'Suit-boot sarkar' repeat could sharpen BJP's Hindutva turn in UP

Watching how the Modi government and BJP cut their losses from now on in the Hindi heartland would be interesting
Last Updated 19 November 2021, 07:35 IST

For the Narendra Modi government, the decision to withdraw central farm laws is a repeat of its "suit-boot ki sarkar" moment of 2015.

That decision six years ago triggered by the fear of losing elections in the Hindi heartland convinced the Modi government to jettison the reformist agenda of its 2014 Lok Sabha campaign and embrace social welfare as the leitmotif of its governance.

In the aftermath of its 2015 surrender on the contentious land bill, the Centre could afford to loosen its purse strings on social welfare schemes as international oil prices were at record lows at the time and its revenues healthy. At a public rally for the 2015 Delhi Assembly polls, the PM even attributed the low oil prices to his good fortune.

Cut to 2021. The Modi government has capitulated on the farm laws. The decision has all to do with the BJP's reading that it faces brutal Assembly polls in Uttar Pradesh and Uttarakhand and could get wiped out in Punjab. The message from the recent bypoll results was that it could find retaining its government in Himachal Pradesh, which is due for re-election in 2022, challenging.

Watching how the Modi government and Bharatiya Janata Party (BJP) cut their losses from now on in the Hindi heartland would be interesting. For, the situation is in stark contrast to 2015. The oil prices are high, and the price rise is hurting people. The government is looking at monetising its assets to find the money for its social welfare schemes.

The recent bypoll results reminded the BJP of the electoral impact of the farm agitation in northern India. The Lakhimpur Kheri incident has spread the word on farm laws, the pitfalls of an open market, and the importance of the minimum support price (MSP). Farm leaders have said they will continue their agitation to demand a countrywide law on MSP, and if passed, it would put additional strain on the government.

Its surrender on the land bill six years back and now on farm laws has exposed the Modi government's Achilles heel. For all its proclaimed electoral support, under the banner of Hindutva, among the intermediate castes that comprise India's farming communities, the BJP has found itself unable to convince them of its proposed reforms in the agricultural sector.

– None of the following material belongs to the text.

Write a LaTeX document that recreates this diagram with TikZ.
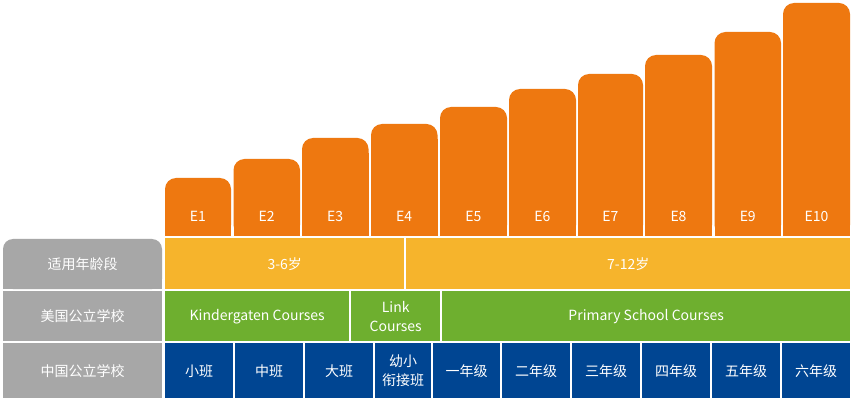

For a second time in seven years, Congress leader Rahul Gandhi's jibe that Modi's was a "suit-boot ki sarkar", a government of and for moneybags, to help big money, has come to haunt the Modi government. With his address to the nation and the BJP rank and filed ready to spread the word, the PM has taken a step to restore his credibility as a leader who heeds public opinion.

In the absence of new social welfare schemes and the existing ones running aground because of lack of funds, in UP and elsewhere, the Sangh Parivar's aggressive Hindutva message found price rise and anger among farmers as stumbling blocks.

The BJP would hope the scrapping of farm laws would help it reach out to farming communities, particularly the Jats of western UP. The Jats have been the key to its electoral success in western UP since the communal riots in Muzaffarnagar in 2013.

Interestingly, it is the second time in seven years that the BJP has discovered the limits of its Hindutva project. When it comes to their livelihoods, the country's farmers can and do come together to teach a lesson or two to the rulers.

It happened in the wake of the killing of farmers in June 2017 in Mandsaur, Madhya Pradesh, and the subsequent farm agitation, culminating with the BJP losing the three states of Madhya Pradesh, Rajasthan and Chhattisgarh. It took the PM Kisan Nidhi scheme, Pulwama terror strike and the Balakot surgical strike for the BJP to win the 2019 Lok Sabha polls.

The question is whether its surrender on the farm laws signals a significant erosion in the BJP's massive vote percentages in UP that it secured in the 2017 Assembly and 2019 Lok Sabha polls. Would the Sangh Parivar now make a sharper Hindutva turn to consolidate its support base in western UP, where the Muzaffarnagar riots of 2013 had driven a wedge between the Jats and Muslims, which the anti-farm laws agitation sought to heal? What, however, is certain that Modi has staked his, and not that of UP Chief Minister Yogi Adityanath's, reputation.